On Monday, the Association of Concerned Belizeans (ACB) and private sector Senator, Godwin Hulse, represented by Senior Counsel Lois Young, appeared in the courtroom of Justice John Muria in preliminary proceedings for a suit filed earlier this month against the Attorney General of Belize as first defendant, and Belize Telemedia Limited as second defendant.
 
Hulse and the ACB are asking the Supreme Court to declare the disputed accommodation agreements null and void, because they violate fundamental Belize law, including the Belize Constitution.
 
The Government of Belize had already won a temporary injunction in the Supreme Court from Justice Samuel Awich, giving legal support to Government’s decision not to pay a penny on the accommodation award agreed by the Said Musa administration.
 
Separately, the Public Utilities Commission filed suit, asking for the court to quash the agreements on the claim that they violate both the Public Utilities Commission Act and the Telecommunications Act.
 
Now, Senator Godwin Hulse and the ACB have gone to the court, asking for a set of declarations regarding the Telemedia agreements.
 
Speaking with Amandala today, Senator Hulse said they want the court to declare that the accommodation agreement is illegal and void on the basis that it allows the set-off of business, income tax, and other government revenues, which, he contends, is illegal and contravenes the Income and Business Tax Act, and it allows BTL to get Customs duties waivers, and allows BTL to set off its tax payments against an assumed minimum rate of return [of 15%], which, he says, violates the Constitution and the Business Tax Act.
 
The agreements, said Hulse, also seek to have Telemedia monopolize telecommunications business, and violate the PUC and BTL Acts.
 
There were no hearings on Monday, and Telemedia attorney, Eamon Courtenay, SC, successfully argued for an adjournment.
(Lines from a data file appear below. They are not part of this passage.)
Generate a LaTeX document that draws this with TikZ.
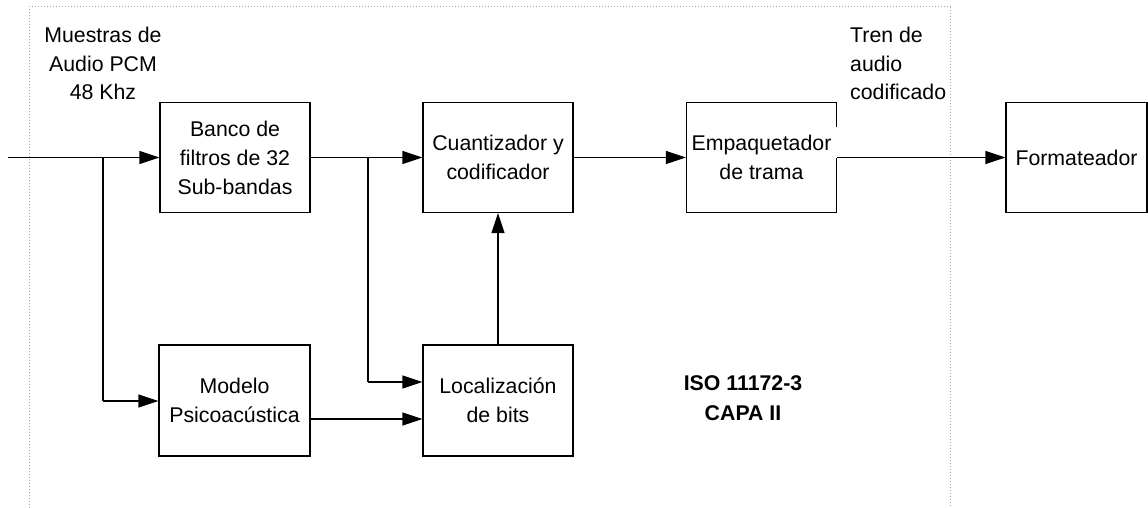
\documentclass[tikz,border=0pt]{standalone}
\usepackage{fontspec}
\setmainfont{Liberation Sans}
\usetikzlibrary{arrows.meta,calc}
\begin{document}
\begin{tikzpicture}[x=1pt,y=-1pt,
  blk/.style={draw,line width=1.3pt,inner sep=0pt,align=center,
    font=\fontsize{21.3}{29}\selectfont},
  lbl/.style={inner sep=0pt,font=\fontsize{21.3}{28.5}\selectfont},
  conn/.style={line width=1.3pt,-{Triangle[length=20pt,width=13pt]}},
  plain/.style={line width=1.3pt},
  frame/.style={draw=black!35,dotted,line width=1pt}]
\useasboundingbox (0,0) rectangle (1148,508);
% frame
\coordinate (f1) at (29,508);
\coordinate (f2) at (29,7);
\coordinate (f3) at (950,7);
\coordinate (f4) at (950,508);
\draw[frame] (f1) -- (f2) -- (f3) -- (f4);
% blocks
\node[blk,minimum width=150pt,minimum height=110pt] (banco) at (235,157.5) {Banco de\\filtros de 32\\Sub-bandas};
\node[blk,minimum width=150pt,minimum height=110pt] (cuant) at (498,157.5) {Cuantizador y\\codificador};
\node[blk,minimum width=150pt,minimum height=110pt] (emp) at (761.5,157.5) {Empaquetador\\de trama};
\node[blk,minimum width=141pt,minimum height=110pt] (form) at (1076.5,157.5) {Formateador};
\node[blk,minimum width=151pt,minimum height=111pt] (mod) at (234.5,400.5) {Modelo\\Psicoacústica};
\node[blk,minimum width=150pt,minimum height=111pt] (loc) at (498,400.5) {Localización\\de bits};
% gap in the right border of the frame packer
\fill[white] ($(emp.north east)+(-2,25)$) rectangle ($(emp.east)+(2,0)$);
% labels
\node[lbl,align=center,anchor=north] (inlbl) at (103,27) {Muestras de\\Audio PCM\\48 Khz};
\node[lbl,align=left,anchor=north west] (outlbl) at (850,27) {Tren de\\audio\\codificado};
\node[inner sep=0pt,align=center,anchor=north,font=\fontsize{21.3}{30}\selectfont\bfseries] (iso) at (743,375) {ISO 11172-3\\CAPA II};
% connectors
\coordinate (in) at (8,157.5);
\coordinate (b1) at (103,157.5);
\coordinate (b1d) at (103,401);
\coordinate (b2) at (368,157.5);
\coordinate (b2d) at (368,382);
\draw[conn] (in) -- (banco.west);
\draw[plain] (b1) -- (b1d);
\draw[conn] (b1d) -- (b1d -| mod.west);
\draw[conn] (banco.east) -- (cuant.west);
\draw[plain] (b2) -- (b2d);
\draw[conn] (b2d) -- (b2d -| loc.west);
\draw[conn] (mod.east |- 0,419) -- (loc.west |- 0,419);
\draw[conn] (loc.north) -- (cuant.south);
\draw[conn] (cuant.east) -- (emp.west);
\draw[conn] (emp.east) -- (form.west);
\end{tikzpicture}
\end{document}
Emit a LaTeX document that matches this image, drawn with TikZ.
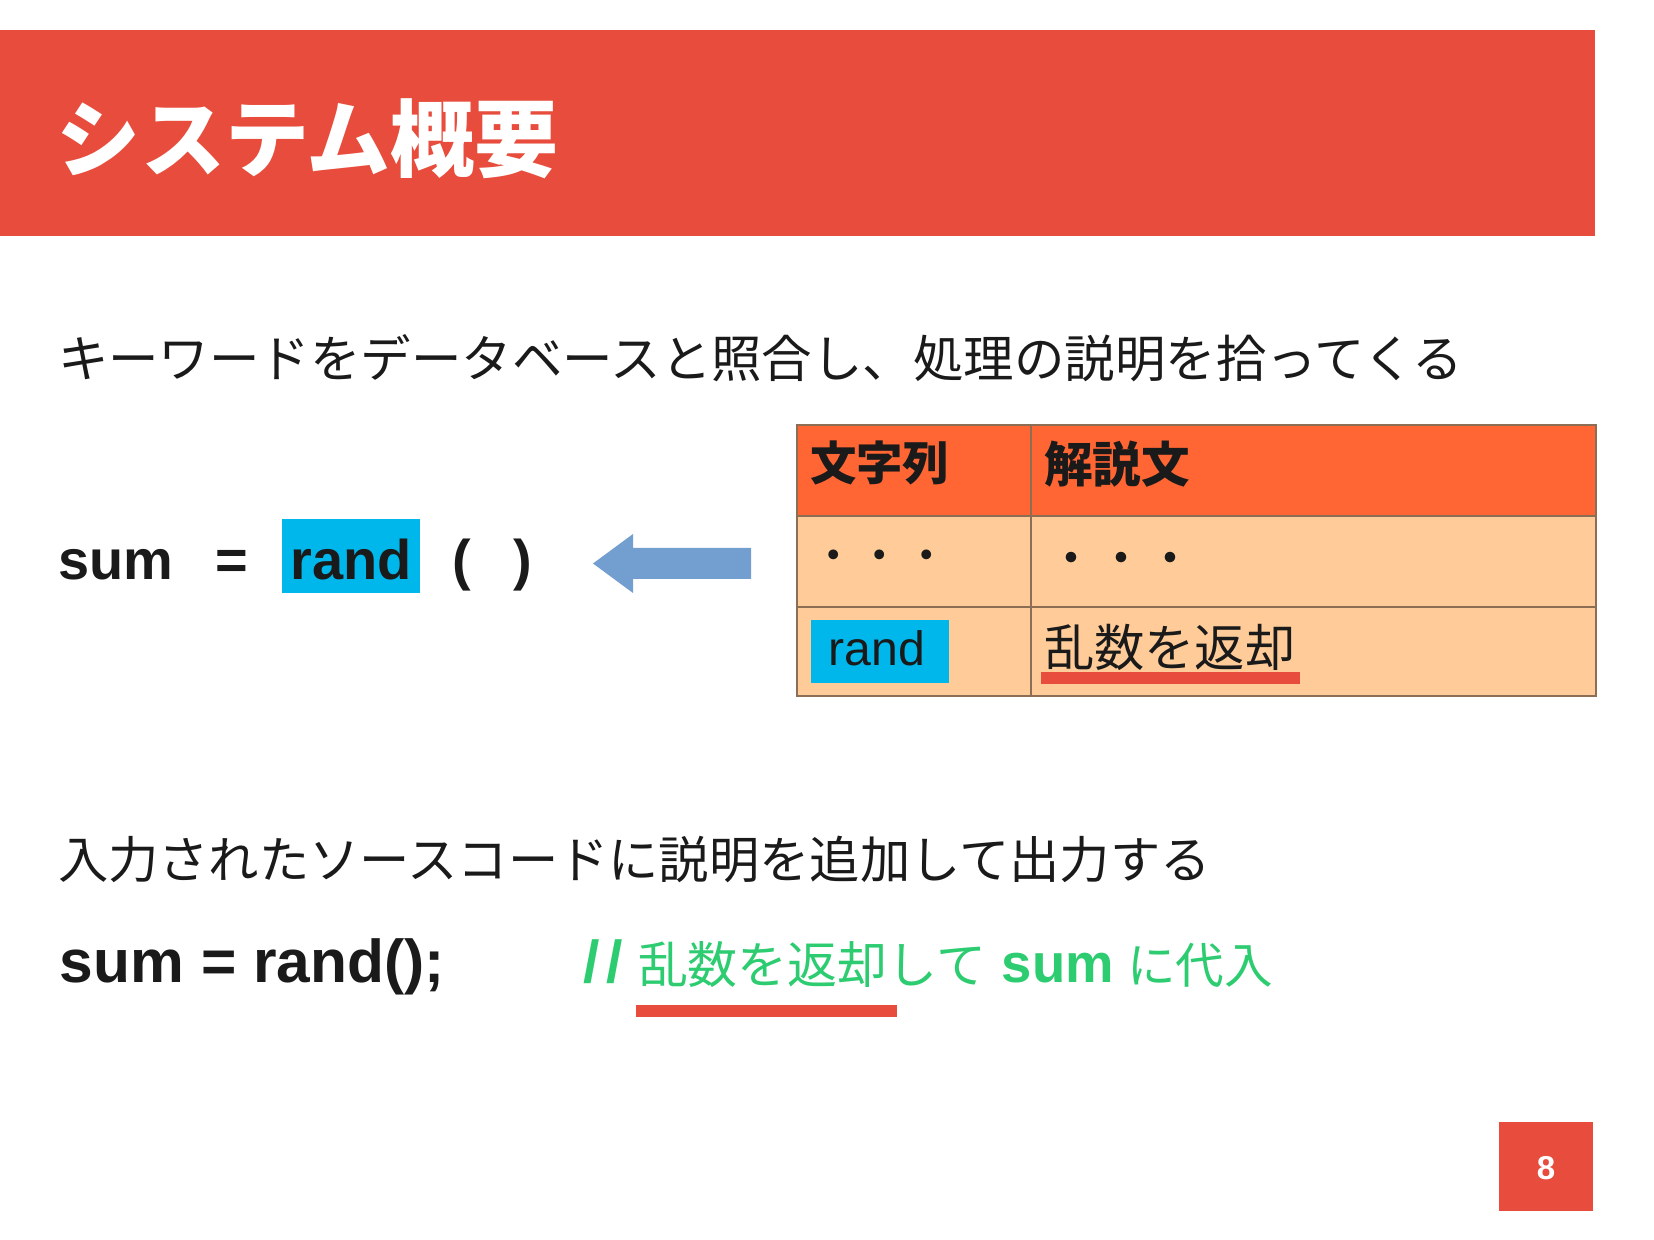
\documentclass[tikz,border=0pt]{standalone}
\usepackage{fontspec}
\setmainfont{Liberation Sans}
\newfontfamily\jp{Noto Sans CJK JP}
\definecolor{titlered}{HTML}{E74C3C}
\definecolor{hdr}{HTML}{FF6633}
\definecolor{cellbg}{HTML}{FFCC99}
\definecolor{gridc}{HTML}{8C6E55}
\definecolor{hl}{HTML}{00B7EB}
\definecolor{arrowblue}{HTML}{729FCF}
\definecolor{cmtgreen}{HTML}{2ECC71}
\definecolor{ink}{HTML}{1A1A1A}
\begin{document}
\begin{tikzpicture}[x=0.01cm,y=-0.01cm,
  txt/.style={inner sep=0pt,outer sep=0pt,text=ink},
  jpr/.style={font=\jp\fontsize{#1}{#1}\selectfont},
  jpb/.style={font=\jp\bfseries\fontsize{#1}{#1}\selectfont},
  lat/.style={font=\fontsize{#1}{#1}\selectfont},
  latb/.style={font=\bfseries\fontsize{#1}{#1}\selectfont},
  uline/.style={fill=titlered},
  gridline/.style={draw=gridc,line width=0.45pt}]
\useasboundingbox (0,0) rectangle (1654,1240);
% title bar
\fill[titlered] (0,30) rectangle (1595,236);
\node[txt,text=white,anchor=base west,jpb=23.9pt] (title) at (57,171) {システム概要};
% line 1
\node[txt,anchor=base west,jpr=14.35pt] (line1) at (58,378) {キーワードをデータベースと照合し、処理の説明を拾ってくる};
% sum = rand ( )
\node[txt,anchor=base,latb=15.9pt] (sum1) at (116,580) {sum};
\node[txt,anchor=base,latb=15.9pt] (eq1) at (232,580) {=};
\fill[hl] (282,519) rectangle (420,593);
\node[txt,anchor=base,latb=15.9pt] (rand1) at (351,580) {rand};
\node[txt,anchor=base,latb=15.9pt] (lp) at (462,580) {(};
\node[txt,anchor=base,latb=15.9pt] (rp) at (523,580) {)};
% block arrow
\fill[arrowblue] (593,563.5) -- (633,534) -- (633,548) -- (751,548) -- (751,579) -- (633,579) -- (633,593) -- cycle;
% table
\fill[hdr] (797,425) rectangle (1596,516);
\fill[cellbg] (797,516) rectangle (1596,696);
\draw[gridline] (797,425) rectangle (1596,696);
\draw[gridline] (797,516) -- (1596,516);
\draw[gridline] (797,607) -- (1596,607);
\draw[gridline] (1031,425) -- (1031,696);
\node[txt,anchor=base west,jpb=13.2pt] (h1) at (810,481) {文字列};
\node[txt,anchor=base west,jpb=13.8pt] (h2) at (1044,483) {解説文};
\node[txt,anchor=base,jpr=13.2pt] (d1) at (880,573) {・・・};
\node[txt,anchor=base,jpr=14.2pt] (d2) at (1121,577) {・・・};
\fill[hl] (811,620) rectangle (949,683);
\node[txt,anchor=base,lat=13.7pt] (rand2) at (877,666) {rand};
\node[txt,anchor=base west,jpr=14.3pt] (desc) at (1044,667) {乱数を返却};
\fill[uline] (1041,672) rectangle (1300,684);
% line 2
\node[txt,anchor=base west,jpr=14.3pt] (line2) at (58,879) {入力されたソースコードに説明を追加して出力する};
% output code
\node[txt,anchor=base west,latb=17.2pt] (code) at (60,982) {sum = rand();};
\node[txt,anchor=base,text=cmtgreen,latb=16.8pt] (slash) at (603,982) {/\kern2pt/};
\node[txt,anchor=base west,text=cmtgreen,jpr=14.2pt] (cmt1) at (638,984) {乱数を返却して};
\node[txt,anchor=base,text=cmtgreen,latb=15.5pt] (sum2) at (1058,982) {sum};
\node[txt,anchor=base west,text=cmtgreen,jpr=13.8pt] (cmt2) at (1127,984) {に代入};
\fill[uline] (636,1005) rectangle (897,1017);
% page number
\fill[titlered] (1499,1122) rectangle (1593,1211);
\node[txt,text=white,latb=9.4pt] (pg) at (1546,1168) {8};
\end{tikzpicture}
\end{document}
The hearing has now been set for Tuesday, May 5.
 
ACB and Hulse are asking the court to restrain the Government, through the Attorney General, from making any concession on the accommodation agreement.
 
In regard to the claimants’ other high-profile suit, in which they challenge the Government agreements under the Musa administration to guarantee and pay loans for Universal Health Services (now Belize Healthcare Partners), the parties are awaiting the judgment of Justice Minnet Hafiz.
 
Hulse contends that all government monies must be deposited into the Consolidated Revenue Fund, and Government has no authority, except by passing a separate law in Parliament, to grant any such concessions to a private entity, as Musa did in the case of BTL.
 
For its part, BTL continues to hold its ground, insisting, in line with LCIA rulings, that the Government of Belize is legally bound to meet its commitments set out in the accommodation agreement.
 
The legal disputes are a part of a larger war between the Barrow administration and the Ashcroft group of companies, highly favored under the former Musa administration, which secretly granted a series of contracts to Michael Ashcroft’s highly lucrative phone company and bank.
 
On Wednesday, at a news conference with the media, Prime Minister and Minister of Finance, Hon. Dean Barrow, re-asserted his government’s position that they would resist the LCIA ruling.
 
“Cabinet has basically taken a decision that that’s it. We will simply defend this country’s interest in a way now that will see us resist any and all efforts to enforce that order,” Barrow told the media.